WHU students discuss purchasing strategies with A.T. Kearney during guest session on supply management

On September 11 and 12, our team welcomed Peter Scharbert from A.T. Kearney in the course on “Supply Management” (BSc-Program). In interactive sessions, Peter Scharbert shared detailed insights on the practical use of “The Purchasing ChessboardTM”, a tool developed by A.T. Kearney for deriving and implementing purchasing strategies. Based on four strategies, the Purchasing ChessboardTM derives 16 approaches and distinguishes 64 methods to work with suppliers to reduce costs, increase value, and mitigate supply risks. After introducing the approach, course participants had the opportunity to practically apply their newly-acquired methodological knowledge using sanitized case studies from previous A.T. Kearney consulting projects and to discuss their results in class with the guest.
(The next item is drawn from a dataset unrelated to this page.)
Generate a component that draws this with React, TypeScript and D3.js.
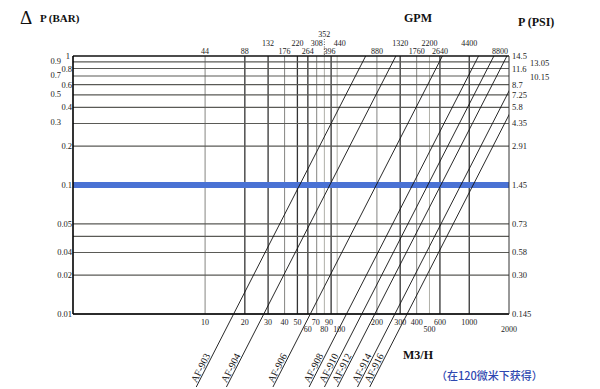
import { useEffect, useRef } from "react";
import * as d3 from "d3";

// flow grid (M3/H) and its GPM equivalents on top
const flowGrid = [10, 20, 30, 40, 50, 60, 70, 80, 90, 100, 200, 300, 400, 500, 600, 1000];
const flowLabelValues = [10, 20, 30, 40, 50, 60, 70, 80, 90, 100, 200, 300, 400, 500, 600, 1000, 2000];
const flowLabels = ["10", "20", "30", "40", "50", "60", "70", "80", "90", "100", "200", "300", "400", "500", "600", "1000", "2000"];
const gpmLabels = ["44", "88", "132", "176", "220", "264", "308", "352", "396", "440", "880", "1320", "1760", "2200", "2640", "4400", "8800"];

// pressure drop grid (BAR) and labels on both sides
const barGrid = [1, 0.9, 0.8, 0.7, 0.6, 0.5, 0.4, 0.3, 0.2, 0.1, 0.05, 0.04, 0.03, 0.02, 0.01];
const barLabelValues = [1, 0.9, 0.8, 0.7, 0.6, 0.5, 0.4, 0.3, 0.2, 0.1, 0.05, 0.03, 0.02, 0.01];
const barLabels = ["1", "0.9", "0.8", "0.7", "0.6", "0.5", "0.4", "0.3", "0.2", "0.1", "0.05", "0.04", "0.02", "0.01"];
const psiLabels = ["14.5", "13.05", "11.6", "10.15", "8.7", "7.25", "5.8", "4.35", "2.91", "1.45", "0.73", "0.58", "0.30", "0.145"];

// filter models: flow (M3/H) at 0.1 bar, drop grows with flow squared
const filterModels = ["AF-903", "AF-904", "AF-906", "AF-908", "AF-910", "AF-912", "AF-914", "AF-916"];
const flowAt01Bar = [52, 88, 198, 372, 486, 610, 865, 1070];

const highlightBar = 0.1;

export default function App() {
    const svgRef = useRef<SVGSVGElement>(null);

    useEffect(() => {
        const width = 600;
        const height = 389;
        const margin = { top: 56, right: 91, bottom: 75, left: 73 };
        const font = "'Liberation Serif', 'DejaVu Serif', serif";

        const svg = d3.select(svgRef.current)
            .attr("width", width)
            .attr("height", height)
            .style("background", "#ffffff")
            .style("position", "absolute")
            .style("left", "0px")
            .style("top", "0px");

        svg.selectAll("*").remove();

        const x = d3.scaleLog().domain([1, 2000]).range([margin.left, width - margin.right]);
        const y = d3.scaleLog().domain([0.01, 1]).range([height - margin.bottom, margin.top]);

        const left = margin.left;
        const right = width - margin.right;
        const top = margin.top;
        const bottom = height - margin.bottom;

        // vertical grid
        const dark = new Set([20, 30, 50, 60, 90, 300, 600, 1000]);
        const light = new Set([100, 500, 80]);
        svg.append("g")
            .selectAll("line")
            .data(flowGrid)
            .join("line")
            .attr("x1", d => x(d)).attr("x2", d => x(d))
            .attr("y1", top).attr("y2", bottom)
            .attr("stroke", d => dark.has(d) ? "#333" : light.has(d) ? "#b0b0a8" : "#858582")
            .attr("stroke-width", d => dark.has(d) ? 1.3 : 1);

        // horizontal grid
        svg.append("g")
            .selectAll("line")
            .data(barGrid)
            .join("line")
            .attr("x1", left).attr("x2", right)
            .attr("y1", d => y(d)).attr("y2", d => y(d))
            .attr("stroke", d => d === 1 ? "#111" : "#5a5a56")
            .attr("stroke-width", d => d === 1 ? 1.4 : 1.1);

        // highlighted 0.1 bar band
        svg.append("line")
            .attr("x1", left).attr("x2", right)
            .attr("y1", y(highlightBar)).attr("y2", y(highlightBar))
            .attr("stroke", "#4a72d4")
            .attr("stroke-width", 6);

        // axes frame
        svg.append("line").attr("x1", left).attr("x2", left).attr("y1", top).attr("y2", bottom)
            .attr("stroke", "#000").attr("stroke-width", 1.6);
        svg.append("line").attr("x1", left).attr("x2", right).attr("y1", bottom).attr("y2", bottom)
            .attr("stroke", "#000").attr("stroke-width", 1.6);
        svg.append("line").attr("x1", right).attr("x2", right).attr("y1", top).attr("y2", bottom)
            .attr("stroke", "#333").attr("stroke-width", 1);

        // filter lines
        svg.append("clipPath").attr("id", "clipCurves")
            .append("rect").attr("x", 0).attr("y", top).attr("width", right).attr("height", height - top);

        const dpLow = y.invert(height - 2);
        const flowAt = (q01: number, dp: number) => q01 * Math.sqrt(dp / 0.1);

        const curves = svg.append("g").attr("clip-path", "url(#clipCurves)");
        filterModels.forEach((m, i) => {
            const q01 = flowAt01Bar[i];
            const pts: [number, number][] = [dpLow, 1.2].map(dp => [x(flowAt(q01, dp)), y(dp)]);
            curves.append("path")
                .attr("d", d3.line()(pts))
                .attr("fill", "none")
                .attr("stroke", "#111")
                .attr("stroke-width", 0.9);
        });

        // model labels along lines
        filterModels.forEach((m, i) => {
            const q01 = flowAt01Bar[i];
            const dp0 = y.invert(height - 5);
            const dp1 = 0.1;
            const x0 = x(flowAt(q01, dp0)), y0 = y(dp0);
            const x1 = x(flowAt(q01, dp1)), y1 = y(dp1);
            const angle = Math.atan2(y1 - y0, x1 - x0) * 180 / Math.PI;
            svg.append("text")
                .attr("transform", `translate(${x0},${y0}) rotate(${angle})`)
                .attr("dy", -1.5)
                .attr("font-family", font)
                .attr("font-size", 10)
                .attr("fill", "#111")
                .text(m);
        });

        // bottom flow labels (M3/H)
        const lowRow = new Set([60, 80, 100, 500, 2000]);
        const nudge: Record<number, number> = { 90: -2, 100: 2, 70: -1 };
        svg.append("g")
            .selectAll("text")
            .data(flowLabelValues)
            .join("text")
            .attr("x", d => x(d) + (nudge[d] || 0))
            .attr("y", d => lowRow.has(d) ? bottom + 18 : bottom + 11)
            .attr("text-anchor", "middle")
            .attr("font-family", font)
            .attr("font-size", 8)
            .attr("fill", "#222")
            .text((_, i) => flowLabels[i]);

        // top GPM labels
        const upperRow = new Set([30, 50, 70, 100, 300, 500, 1000]);
        const topNudge: Record<number, number> = { 90: -1.5, 100: 2.5 };
        svg.append("g")
            .selectAll("text")
            .data(flowLabelValues)
            .join("text")
            .attr("x", d => d === 2000 ? x(d) - 1 : x(d) + (topNudge[d] || 0))
            .attr("y", d => d === 80 ? 37 : upperRow.has(d) ? 46 : 54)
            .attr("text-anchor", d => d === 2000 ? "end" : "middle")
            .attr("font-family", font)
            .attr("font-size", 8)
            .attr("fill", "#222")
            .text((_, i) => gpmLabels[i]);

        svg.append("line")
            .attr("x1", x(80)).attr("x2", x(80))
            .attr("y1", 39).attr("y2", top)
            .attr("stroke", "#333")
            .attr("stroke-width", 0.8)
            .attr("stroke-dasharray", "1,1.5");

        // left BAR labels
        const shiftedLeft = new Set([0.9, 0.7, 0.5, 0.3]);
        svg.append("g")
            .selectAll("text")
            .data(barLabelValues)
            .join("text")
            .attr("x", d => shiftedLeft.has(d) ? left - 12 : d === 1 ? left - 3 : left - 1)
            .attr("y", d => y(d) + (shiftedLeft.has(d) ? 2 : 3))
            .attr("text-anchor", "end")
            .attr("font-family", font)
            .attr("font-size", 8.5)
            .attr("fill", "#222")
            .text((_, i) => barLabels[i]);

        // right PSI labels
        const shiftedRight = new Set([0.9, 0.7]);
        svg.append("g")
            .selectAll("text")
            .data(barLabelValues)
            .join("text")
            .attr("x", d => shiftedRight.has(d) ? right + 21 : right + 3)
            .attr("y", d => y(d) + (shiftedRight.has(d) ? 4 : 3))
            .attr("font-family", font)
            .attr("font-size", 8.5)
            .attr("fill", "#222")
            .text((_, i) => psiLabels[i]);

        // titles
        svg.append("text").attr("x", 20).attr("y", 24)
            .attr("font-family", font).attr("font-size", 19).attr("fill", "#111").text("Δ");
        svg.append("text").attr("x", 40).attr("y", 22)
            .attr("font-family", font).attr("font-size", 11).attr("font-weight", "bold").attr("fill", "#111")
            .text("P (BAR)");
        svg.append("text").attr("x", 418).attr("y", 22).attr("text-anchor", "middle")
            .attr("font-family", font).attr("font-size", 12).attr("font-weight", "bold").attr("fill", "#111")
            .text("GPM");
        svg.append("text").attr("x", 518).attr("y", 26)
            .attr("font-family", font).attr("font-size", 12).attr("font-weight", "bold").attr("fill", "#111")
            .text("P (PSI)");
        svg.append("text").attr("x", 403).attr("y", 359)
            .attr("font-family", font).attr("font-size", 12).attr("font-weight", "bold").attr("fill", "#111")
            .text("M3/H");
        svg.append("text").attr("x", 436).attr("y", 380)
            .attr("font-family", "'Noto Sans CJK SC', sans-serif").attr("font-size", 11)
            .attr("font-weight", 500).attr("fill", "#2f48b0")
            .text("（在120微米下获得）");
    }, []);

    return <svg ref={svgRef}></svg>;
}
Peter Scharbert is a Vice President at A.T. Kearney and has been working for the firm since 1999, focusing on procurement-related topics. A.T. Kearney is an international strategic management consultancy with strong expertise in procurement. The firm is currently located in 40 countries and has a workforce of roughly 3,500 employees.

Guest sessions are a key element in the research-based and practice-focused supply management courses at WHU. Across industries, companies ‘invest’ 50% of what they earn on the sales side into their suppliers. Selecting cost-competitive, innovative, and flexible suppliers is therefore essential for buying companies. Against this background, it is only logical that at WHU, one of the leading business schools in Europe, supply management is a compulsory core course in its BSc-Program. WHU’s leading position in SCM research results in innovative and empirically based course contents. Content-rich field trips and guest sessions with experienced practitioners are carefully integrated into the overall flow of each course to maximize the learning impact for all students.